→ GOAL OF THE EXERCISE
Gather every line below where "this" appears.

→ EXERCISE INPUTS
◇ ◇ ◇ ◇ ◇

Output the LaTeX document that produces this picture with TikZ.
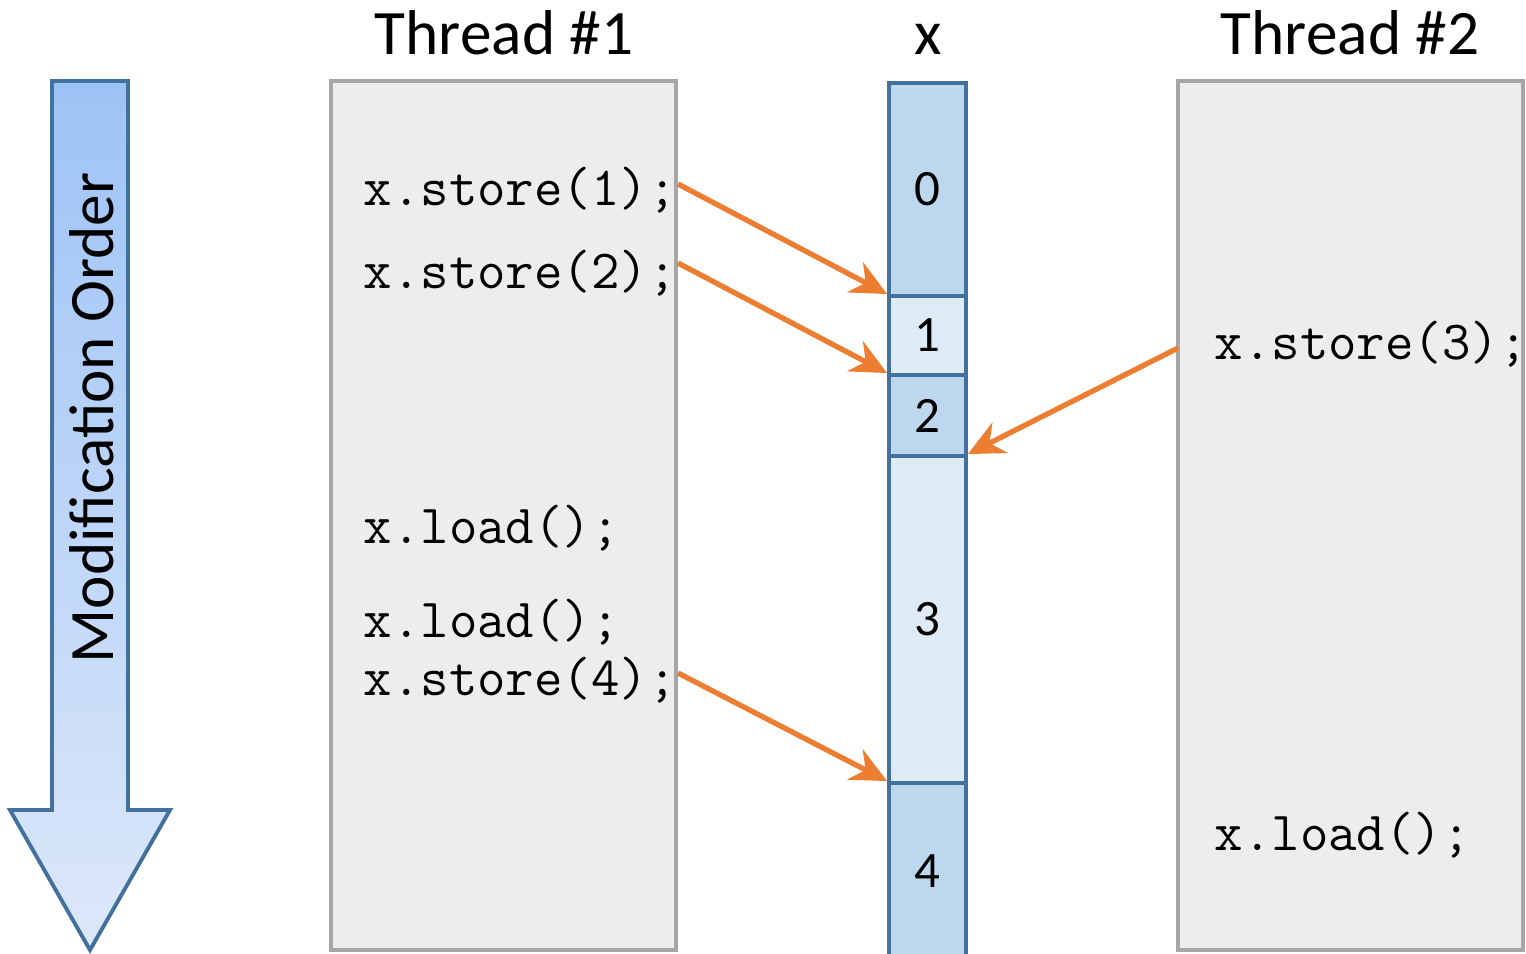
\documentclass[tikz,border=0pt]{standalone}
\usepackage{fontspec}
\setmainfont{Carlito}
\usetikzlibrary{arrows.meta,calc}
\definecolor{boxfill}{HTML}{EDEDED}
\definecolor{boxline}{HTML}{A6A6A6}
\definecolor{cellline}{HTML}{41719C}
\definecolor{celldark}{HTML}{BDD7EE}
\definecolor{celllight}{HTML}{DEEBF7}
\definecolor{orangeline}{HTML}{ED7D31}
\definecolor{gradtop}{HTML}{9DC3F6}
\definecolor{gradbot}{HTML}{DDE8F9}
\tikzset{
  title/.style={font=\fontsize{18}{20}\selectfont, inner sep=0pt, anchor=base},
  code/.style={font=\ttfamily\fontsize{15.7}{17}\selectfont, anchor=west, inner sep=0pt},
  thread/.style={draw=boxline, fill=boxfill, line width=1.1pt, inner sep=0pt},
  cell/.style={draw=cellline, line width=1.1pt, inner sep=0pt, font=\fontsize{14.5}{16}\selectfont},
  dark/.style={fill=celldark},
  light/.style={fill=celllight},
  storearrow/.style={draw=orangeline, line width=1.5pt, -{Stealth[length=0.36cm,width=0.34cm,inset=0.12cm]}}
}
\begin{document}
\begin{tikzpicture}[x=0.01cm,y=-0.01cm]
\useasboundingbox (0,0) rectangle (1526,953);
% modification order arrow
\draw[cellline, line width=1.1pt, top color=gradtop, bottom color=gradbot]
  (52,81) -- (128,81) -- (128,810) -- (170,810) -- (90,950) -- (10,810) -- (52,810) -- cycle;
\node[title, rotate=90, anchor=center] (mo) at (92,418) {Modification Order};
% titles
\node[title] (t1title) at (504,54) {Thread \#1};
\node[title] (xtitle) at (928,54) {x};
\node[title] (t2title) at (1350,54) {Thread \#2};
% thread boxes
\path[thread] (331,81) rectangle (676,950);
\path[thread] (1178,81) rectangle (1523,950);
% cells
\node[cell, dark, minimum width=0.77cm, minimum height=2.13cm, anchor=north west] (c0) at (887,81) {0};
\node[cell, light, minimum width=0.77cm, minimum height=0.79cm, anchor=north west] (c1) at (887,294) {1};
\node[cell, dark, minimum width=0.77cm, minimum height=0.81cm, anchor=north west] (c2) at (887,373) {2};
\node[cell, light, minimum width=0.77cm, minimum height=3.27cm, anchor=north west] (c3) at (887,454) {3};
\node[cell, dark, minimum width=0.77cm, minimum height=1.76cm, anchor=north west] (c4) at (887,781) {4};
% code
\node[code] (s1) at (363,190) {x.store(1);};
\node[code] (s2) at (363,273) {x.store(2);};
\node[code] (l1) at (363,528) {x.load();};
\node[code] (l2) at (363,622) {x.load();};
\node[code] (s4) at (363,680) {x.store(4);};
\node[code] (s3) at (1214,344) {x.store(3);};
\node[code] (l3) at (1214,835) {x.load();};
% arrows
\coordinate (a1) at (678,184);
\coordinate (a2) at (678,263);
\coordinate (a3) at (1178,348);
\coordinate (a4) at (678,673);
\draw[storearrow] (a1) -- (c1.north west);
\draw[storearrow] (a2) -- (c2.north west);
\draw[storearrow] (a3) -- (c3.north east);
\draw[storearrow] (a4) -- (c4.north west);
\end{tikzpicture}
\end{document}
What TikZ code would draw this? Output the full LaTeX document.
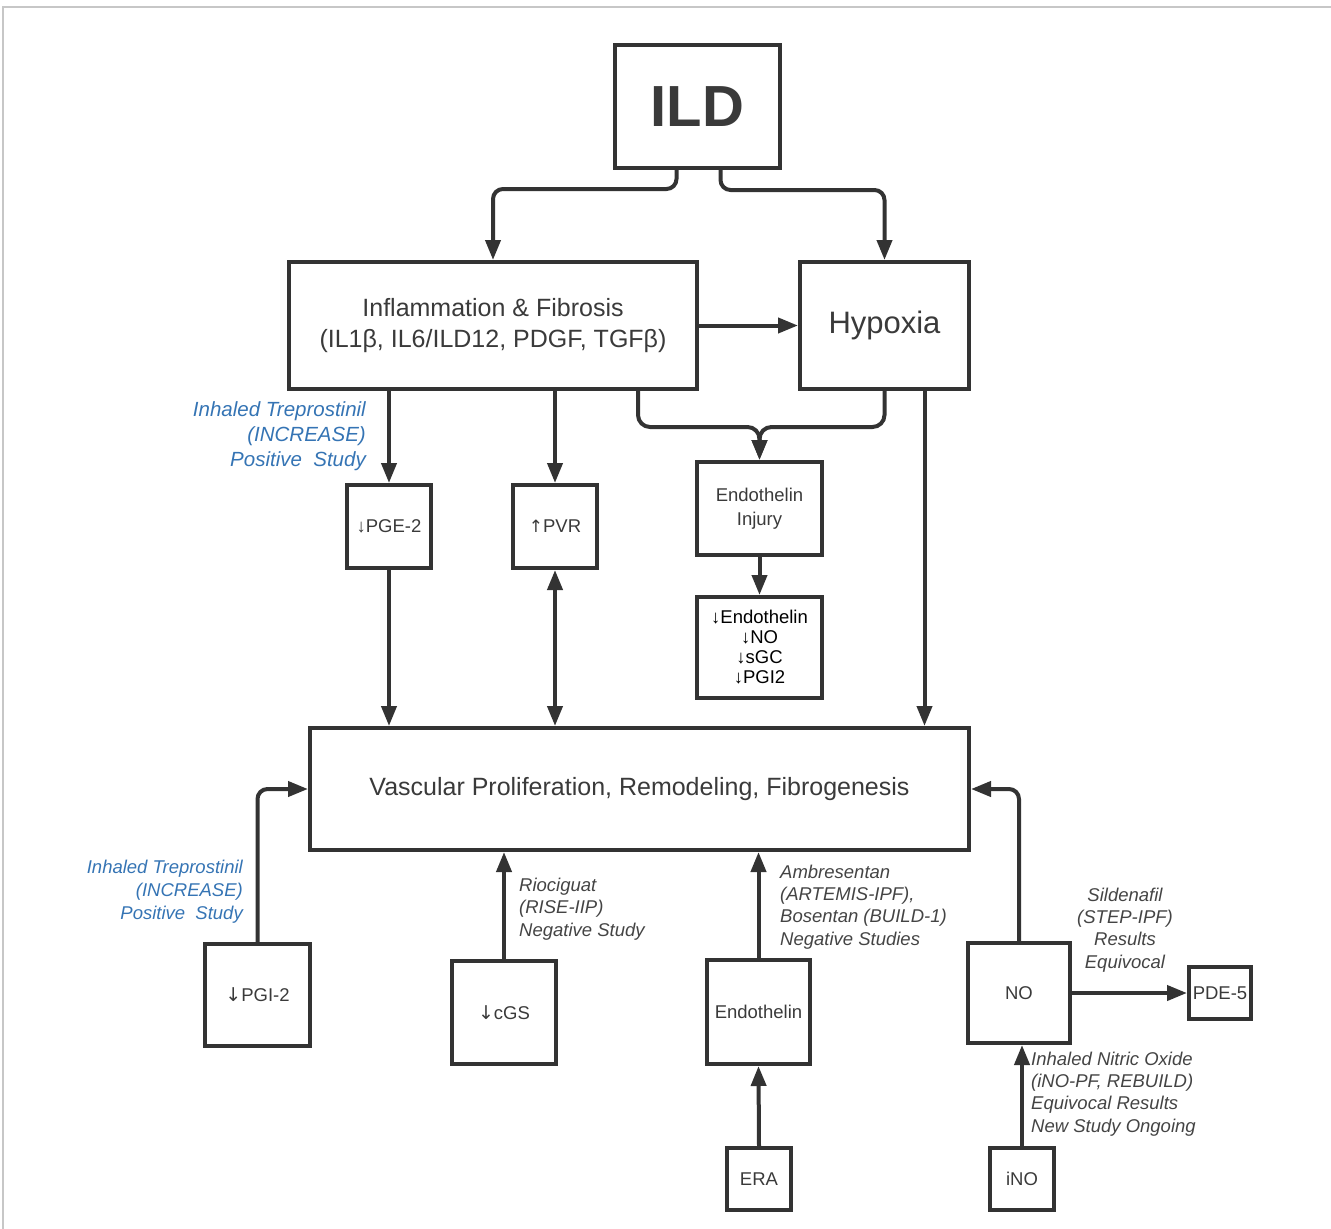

◇ ◇ ◇ ◇ ◇

→ SOLUTION
Output the LaTeX document that produces this picture with TikZ.
What TikZ code would draw this? Output the full LaTeX document.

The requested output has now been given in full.